San Fernando Boys’ RC School music teacher Lydia Seecharan will hear no argument from us for choosing “Dingolay” for her boys in Sunday’s competition. Shadow was a poet, she said of the late iconic calypsonian whose music travels organically across generations, as all classics do. Ms Seecharan arranged the song and told her boys “dingolay” means dance.
The youths made their sticks dance and they in turn made their teacher hop with joy as they mobbed her after they were adjudged winners of the primary school category. Some children who had never played the pan learned to do so at such a high level as to win a coveted trophy for their school. In so doing they dethroned Guaico Tamana Presbyterian School who last year celebrated a hat-trick.
St Margaret Boys’ Anglican School finished second and third place went to Febeau Government Primary School. Such was the exhilaration at the Queen’s Park Savannah that we are saddened that in the context of Carnival’s competitive arrangements, some of these young children placed and others did not, for all of them shone gloriously and inspired happiness in all of us. Children, not much older but assuming the diligence required of young adults, competed with similar industry in the secondary schools category.
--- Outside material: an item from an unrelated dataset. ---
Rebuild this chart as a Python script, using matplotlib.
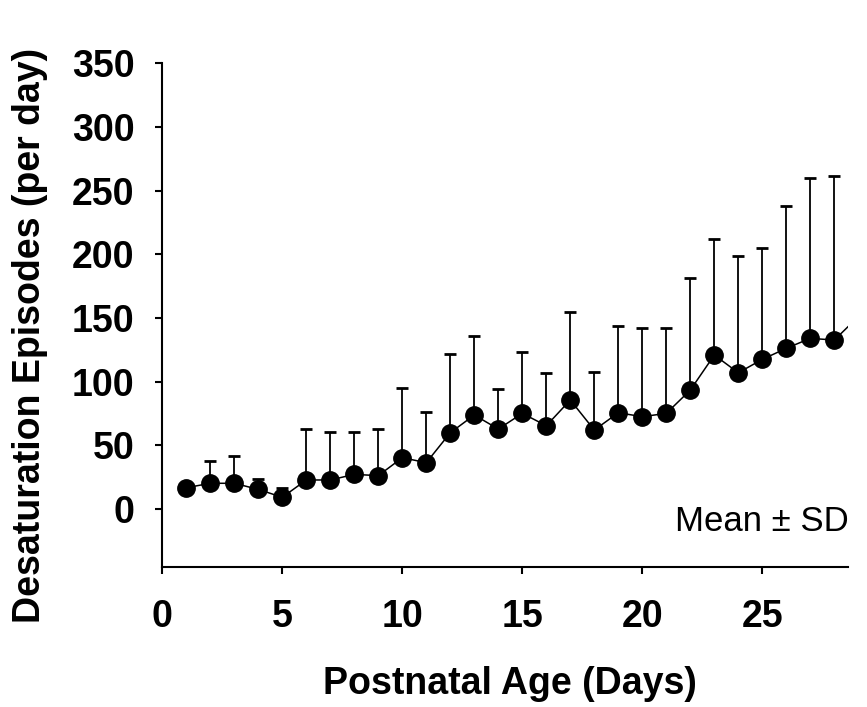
import numpy as np
import matplotlib
matplotlib.use("Agg")
import matplotlib.pyplot as plt

plt.rcParams['font.family'] = ['Liberation Sans', 'DejaVu Sans']

# Daily desaturation episodes: mean and upper SD bound
days = list(range(1, 29))
mean_episodes = [16.7, 20.2, 20.2, 15.4, 9.2, 22.8, 22.8, 27.2, 26.2, 40.3,
                 36.4, 59.9, 73.8, 62.8, 75.1, 65.4, 85.6, 62.0, 75.6, 72.5,
                 75.1, 93.4, 120.9, 107.0, 117.5, 126.2, 134.0, 132.7]
upper_sd = [16.7, 37.9, 41.9, 23.3, 16.2, 62.6, 60.7, 60.2, 62.6, 95.3,
            76.2, 122.0, 136.1, 94.0, 123.0, 106.8, 154.7, 107.8, 143.7, 142.1,
            142.1, 181.2, 211.8, 198.7, 205.2, 238.2, 259.7, 261.5]
# the connecting line runs on past the last plotted day
next_day = 29
next_mean = 151.0

x_ticks = [0, 5, 10, 15, 20, 25]
y_ticks = [0, 50, 100, 150, 200, 250, 300, 350]

W, H = 867, 707
fig = plt.figure(figsize=(W / 100, H / 100), dpi=100)
ax = fig.add_axes([162.3 / W, 1 - 566.7 / H, (848 - 162.3) / W,
                   (566.7 - 63.3) / H])

mean_arr = np.array(mean_episodes)
err_up = np.array(upper_sd) - mean_arr
err_dn = np.zeros_like(err_up)

ax.plot(days + [next_day], mean_episodes + [next_mean], color='black', lw=1.1,
        zorder=2)
ax.errorbar(days, mean_episodes, yerr=[err_dn, err_up], fmt='none',
            ecolor='black', elinewidth=1.3, capsize=4.3, capthick=2.0,
            zorder=2)
ax.plot(days, mean_episodes, 'o', color='black', markersize=12.5, zorder=3)

ax.set_xlim(0, 28.57)
ax.set_ylim(-45.3, 350)
ax.set_xticks(x_ticks)
ax.set_yticks(y_ticks)

for side in ('top', 'right'):
    ax.spines[side].set_visible(False)
for side in ('left', 'bottom'):
    ax.spines[side].set_linewidth(1.5)

ax.tick_params(axis='both', direction='out', length=5, width=1.5,
               labelsize=27)
ax.tick_params(axis='x', pad=18)
ax.tick_params(axis='y', pad=15)
for lbl in ax.get_xticklabels() + ax.get_yticklabels():
    lbl.set_fontweight('bold')

fig.text(509.5 / W, 13 / H, 'Postnatal Age (Days)', fontsize=27,
         fontweight='bold', ha='center', va='baseline')
fig.text(30 / W, (H - 335) / H, 'Desaturation Episodes (per day)',
         fontsize=27, fontweight='bold', rotation=90, ha='center',
         va='center')

fig.text(848.6 / W, (H - 531) / H, 'Mean ± SD', fontsize=25,
         ha='right', va='baseline')

fig.savefig('out.png', dpi=100)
Bishop Anstey & Trinity College East captured winners’ rights with Jovanni Gibson and Joaquim Headley’s arrangement of Voice’s (Aaron St Louis) “Sweet Voice”. St Francois Girls’ College with a McKeem Joseph and Nato Elie arrangement of Black Stalin’s (Leroy Calliste) “Bun Dem” shared second place with NAPS Colleges Combined playing a Desiree Seecharan arrangement of “Buss Head” sung by Machel Montano and Bunji Garlin (Ian Alvarez). CIC/St Joseph’s Convent PoS came in fourth playing “How Ah Livin” sung by Farmer Nappy (Darryl Henry).
In the Under 21 category BP Renegades Youth Steel Orchestra placed first, while second place saw a four-way tie among FCB Supernovas Youths, Shell Invaders Youths, Trinidad All Stars Youths and Tropical Angel Harps Youths. For yet another year, the magnificence of the youths from these schools and youth orchestras was set against very different stories of youth violence just barely contained by a national state of emergency. These exuberant youths performed while their rights, those of their parents/guardians, arrangers and so many other contributors to their success are suspended under the SoE.
And for yet another year, the opposing portraits of youth experience are difficult to ignore. We have advocated in their space for steelband culture and its place in communities across the nation to be mobilised for the recuperation of our young people. The will and a politics-free means by which to do this continue to elude us, but we continue to advocate for those melodies and harmonies to which we could all dingolay.